### To do
Print all of the lines exactly. Any picture among them stays out.
<<<<
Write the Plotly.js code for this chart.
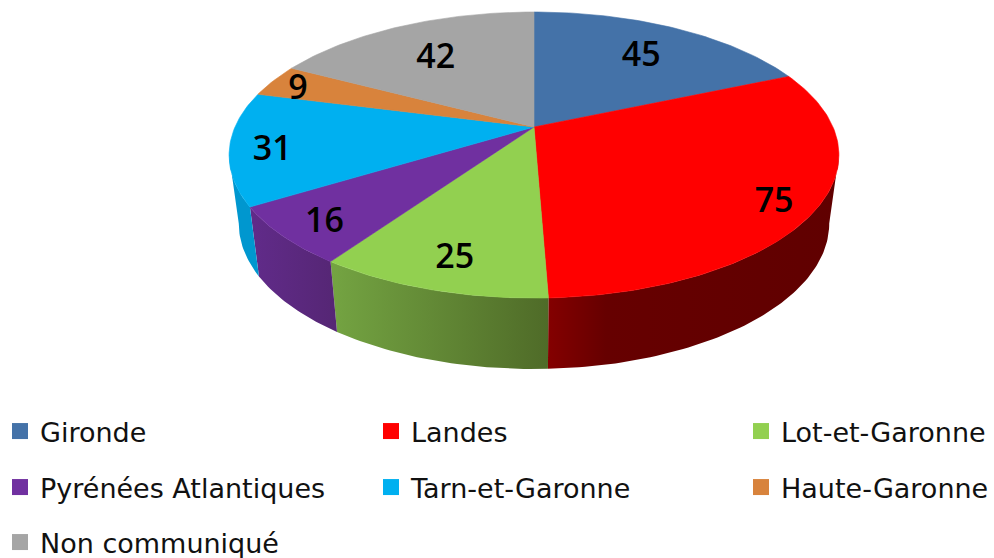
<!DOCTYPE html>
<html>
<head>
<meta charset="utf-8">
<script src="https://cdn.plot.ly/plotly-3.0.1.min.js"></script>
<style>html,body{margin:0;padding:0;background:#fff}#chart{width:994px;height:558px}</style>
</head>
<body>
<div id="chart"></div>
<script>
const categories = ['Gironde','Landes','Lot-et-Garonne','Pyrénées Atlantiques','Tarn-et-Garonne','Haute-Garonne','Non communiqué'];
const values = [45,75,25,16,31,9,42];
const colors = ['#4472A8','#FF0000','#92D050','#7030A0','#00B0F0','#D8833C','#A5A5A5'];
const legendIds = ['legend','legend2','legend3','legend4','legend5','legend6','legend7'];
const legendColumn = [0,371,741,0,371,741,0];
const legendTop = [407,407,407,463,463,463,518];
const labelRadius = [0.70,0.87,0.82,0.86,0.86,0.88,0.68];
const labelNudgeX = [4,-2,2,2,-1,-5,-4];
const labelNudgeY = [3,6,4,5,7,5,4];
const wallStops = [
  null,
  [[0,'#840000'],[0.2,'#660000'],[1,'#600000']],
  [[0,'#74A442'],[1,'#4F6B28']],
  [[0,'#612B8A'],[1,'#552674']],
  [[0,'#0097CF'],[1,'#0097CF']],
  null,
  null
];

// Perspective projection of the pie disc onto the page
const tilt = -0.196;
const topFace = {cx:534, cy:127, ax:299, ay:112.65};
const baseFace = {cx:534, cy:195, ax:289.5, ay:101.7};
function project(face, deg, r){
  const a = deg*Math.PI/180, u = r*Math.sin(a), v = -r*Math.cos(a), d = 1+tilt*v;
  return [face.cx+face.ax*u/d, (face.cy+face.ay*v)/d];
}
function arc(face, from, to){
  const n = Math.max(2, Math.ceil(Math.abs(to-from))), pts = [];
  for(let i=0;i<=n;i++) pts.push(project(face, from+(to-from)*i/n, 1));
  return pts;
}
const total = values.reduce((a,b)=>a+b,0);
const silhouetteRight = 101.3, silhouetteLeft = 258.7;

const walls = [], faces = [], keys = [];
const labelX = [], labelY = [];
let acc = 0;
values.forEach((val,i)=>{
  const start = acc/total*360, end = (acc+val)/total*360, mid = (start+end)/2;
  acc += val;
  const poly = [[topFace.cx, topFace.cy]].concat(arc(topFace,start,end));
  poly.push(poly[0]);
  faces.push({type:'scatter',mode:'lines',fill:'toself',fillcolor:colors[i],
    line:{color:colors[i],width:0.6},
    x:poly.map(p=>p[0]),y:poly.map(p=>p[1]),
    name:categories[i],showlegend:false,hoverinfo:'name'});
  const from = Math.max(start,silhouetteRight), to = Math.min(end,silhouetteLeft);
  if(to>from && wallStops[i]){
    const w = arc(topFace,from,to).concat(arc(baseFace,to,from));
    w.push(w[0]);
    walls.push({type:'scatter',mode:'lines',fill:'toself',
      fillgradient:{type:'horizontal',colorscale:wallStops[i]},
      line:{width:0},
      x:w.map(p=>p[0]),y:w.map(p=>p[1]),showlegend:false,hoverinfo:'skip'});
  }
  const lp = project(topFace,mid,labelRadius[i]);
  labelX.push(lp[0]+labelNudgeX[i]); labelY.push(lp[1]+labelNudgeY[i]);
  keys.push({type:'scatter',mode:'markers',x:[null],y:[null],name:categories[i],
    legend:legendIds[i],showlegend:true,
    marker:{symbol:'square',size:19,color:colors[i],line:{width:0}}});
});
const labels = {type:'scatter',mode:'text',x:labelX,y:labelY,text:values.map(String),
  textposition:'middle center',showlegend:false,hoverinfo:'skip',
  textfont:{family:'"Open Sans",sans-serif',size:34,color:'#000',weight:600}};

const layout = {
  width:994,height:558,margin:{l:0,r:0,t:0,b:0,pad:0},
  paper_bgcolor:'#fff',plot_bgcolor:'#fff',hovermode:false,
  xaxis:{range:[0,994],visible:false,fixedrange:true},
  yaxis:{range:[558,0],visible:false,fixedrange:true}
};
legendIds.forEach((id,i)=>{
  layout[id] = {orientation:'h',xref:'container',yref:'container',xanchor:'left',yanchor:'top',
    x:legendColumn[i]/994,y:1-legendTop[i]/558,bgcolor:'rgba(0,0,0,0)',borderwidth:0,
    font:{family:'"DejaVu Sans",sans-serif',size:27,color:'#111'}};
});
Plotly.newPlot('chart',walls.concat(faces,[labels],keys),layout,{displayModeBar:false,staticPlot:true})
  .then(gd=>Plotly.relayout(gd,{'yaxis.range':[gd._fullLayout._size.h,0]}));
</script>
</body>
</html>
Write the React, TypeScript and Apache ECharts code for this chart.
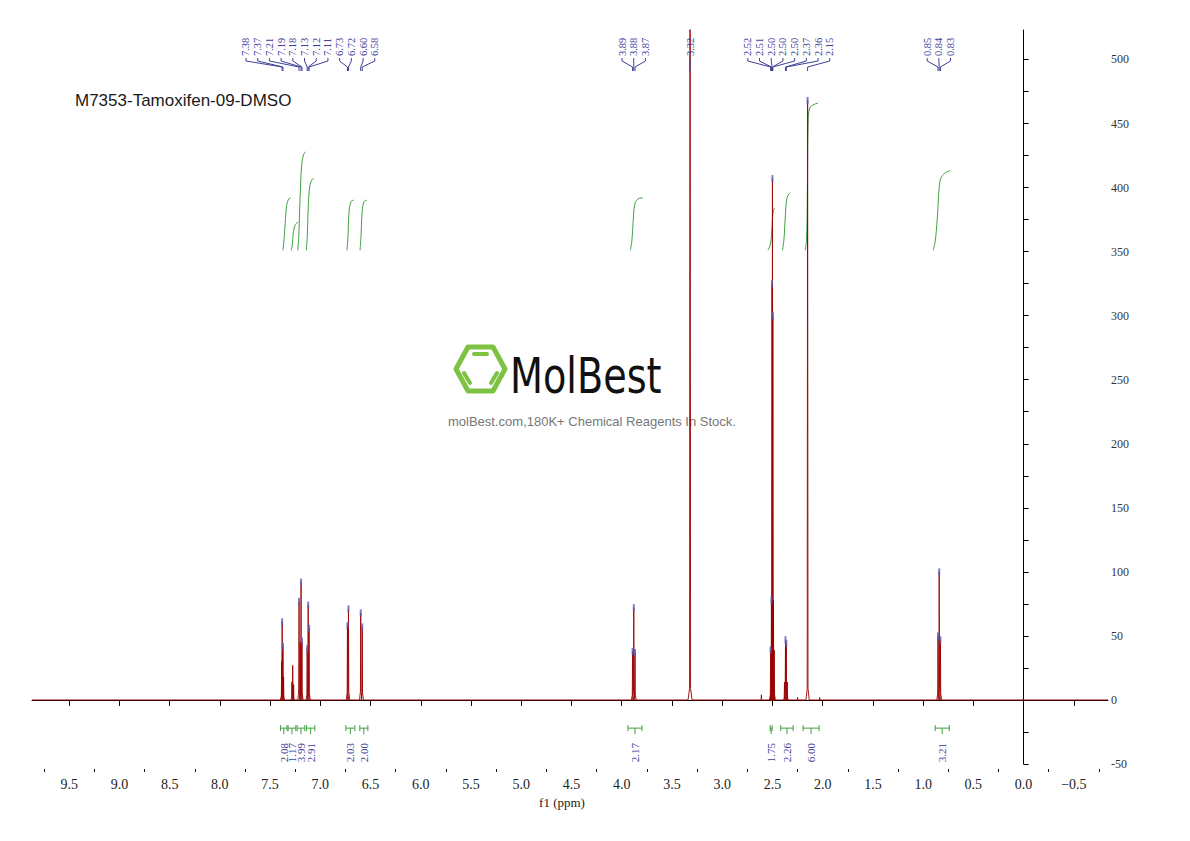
>>>>
### The completed task
Write the Plotly.js code for this chart.
<!DOCTYPE html>
<html>
<head>
<meta charset="utf-8">
<script src="https://cdn.plot.ly/plotly-3.0.1.min.js"></script>
<style>html,body{margin:0;padding:0;background:#fff}#chart{width:994px;height:558px}</style>
</head>
<body>
<div id="chart"></div>
<script>
const categories = ['Gironde','Landes','Lot-et-Garonne','Pyrénées Atlantiques','Tarn-et-Garonne','Haute-Garonne','Non communiqué'];
const values = [45,75,25,16,31,9,42];
const colors = ['#4472A8','#FF0000','#92D050','#7030A0','#00B0F0','#D8833C','#A5A5A5'];
const legendIds = ['legend','legend2','legend3','legend4','legend5','legend6','legend7'];
const legendColumn = [0,371,741,0,371,741,0];
const legendTop = [407,407,407,463,463,463,518];
const labelRadius = [0.70,0.87,0.82,0.86,0.86,0.88,0.68];
const labelNudgeX = [4,-2,2,2,-1,-5,-4];
const labelNudgeY = [3,6,4,5,7,5,4];
const wallStops = [
  null,
  [[0,'#840000'],[0.2,'#660000'],[1,'#600000']],
  [[0,'#74A442'],[1,'#4F6B28']],
  [[0,'#612B8A'],[1,'#552674']],
  [[0,'#0097CF'],[1,'#0097CF']],
  null,
  null
];

// Perspective projection of the pie disc onto the page
const tilt = -0.196;
const topFace = {cx:534, cy:127, ax:299, ay:112.65};
const baseFace = {cx:534, cy:195, ax:289.5, ay:101.7};
function project(face, deg, r){
  const a = deg*Math.PI/180, u = r*Math.sin(a), v = -r*Math.cos(a), d = 1+tilt*v;
  return [face.cx+face.ax*u/d, (face.cy+face.ay*v)/d];
}
function arc(face, from, to){
  const n = Math.max(2, Math.ceil(Math.abs(to-from))), pts = [];
  for(let i=0;i<=n;i++) pts.push(project(face, from+(to-from)*i/n, 1));
  return pts;
}
const total = values.reduce((a,b)=>a+b,0);
const silhouetteRight = 101.3, silhouetteLeft = 258.7;

const walls = [], faces = [], keys = [];
const labelX = [], labelY = [];
let acc = 0;
values.forEach((val,i)=>{
  const start = acc/total*360, end = (acc+val)/total*360, mid = (start+end)/2;
  acc += val;
  const poly = [[topFace.cx, topFace.cy]].concat(arc(topFace,start,end));
  poly.push(poly[0]);
  faces.push({type:'scatter',mode:'lines',fill:'toself',fillcolor:colors[i],
    line:{color:colors[i],width:0.6},
    x:poly.map(p=>p[0]),y:poly.map(p=>p[1]),
    name:categories[i],showlegend:false,hoverinfo:'name'});
  const from = Math.max(start,silhouetteRight), to = Math.min(end,silhouetteLeft);
  if(to>from && wallStops[i]){
    const w = arc(topFace,from,to).concat(arc(baseFace,to,from));
    w.push(w[0]);
    walls.push({type:'scatter',mode:'lines',fill:'toself',
      fillgradient:{type:'horizontal',colorscale:wallStops[i]},
      line:{width:0},
      x:w.map(p=>p[0]),y:w.map(p=>p[1]),showlegend:false,hoverinfo:'skip'});
  }
  const lp = project(topFace,mid,labelRadius[i]);
  labelX.push(lp[0]+labelNudgeX[i]); labelY.push(lp[1]+labelNudgeY[i]);
  keys.push({type:'scatter',mode:'markers',x:[null],y:[null],name:categories[i],
    legend:legendIds[i],showlegend:true,
    marker:{symbol:'square',size:19,color:colors[i],line:{width:0}}});
});
const labels = {type:'scatter',mode:'text',x:labelX,y:labelY,text:values.map(String),
  textposition:'middle center',showlegend:false,hoverinfo:'skip',
  textfont:{family:'"Open Sans",sans-serif',size:34,color:'#000',weight:600}};

const layout = {
  width:994,height:558,margin:{l:0,r:0,t:0,b:0,pad:0},
  paper_bgcolor:'#fff',plot_bgcolor:'#fff',hovermode:false,
  xaxis:{range:[0,994],visible:false,fixedrange:true},
  yaxis:{range:[558,0],visible:false,fixedrange:true}
};
legendIds.forEach((id,i)=>{
  layout[id] = {orientation:'h',xref:'container',yref:'container',xanchor:'left',yanchor:'top',
    x:legendColumn[i]/994,y:1-legendTop[i]/558,bgcolor:'rgba(0,0,0,0)',borderwidth:0,
    font:{family:'"DejaVu Sans",sans-serif',size:27,color:'#111'}};
});
Plotly.newPlot('chart',walls.concat(faces,[labels],keys),layout,{displayModeBar:false,staticPlot:true})
  .then(gd=>Plotly.relayout(gd,{'yaxis.range':[gd._fullLayout._size.h,0]}));
</script>
</body>
</html>
Write the React, TypeScript and Apache ECharts code for this chart.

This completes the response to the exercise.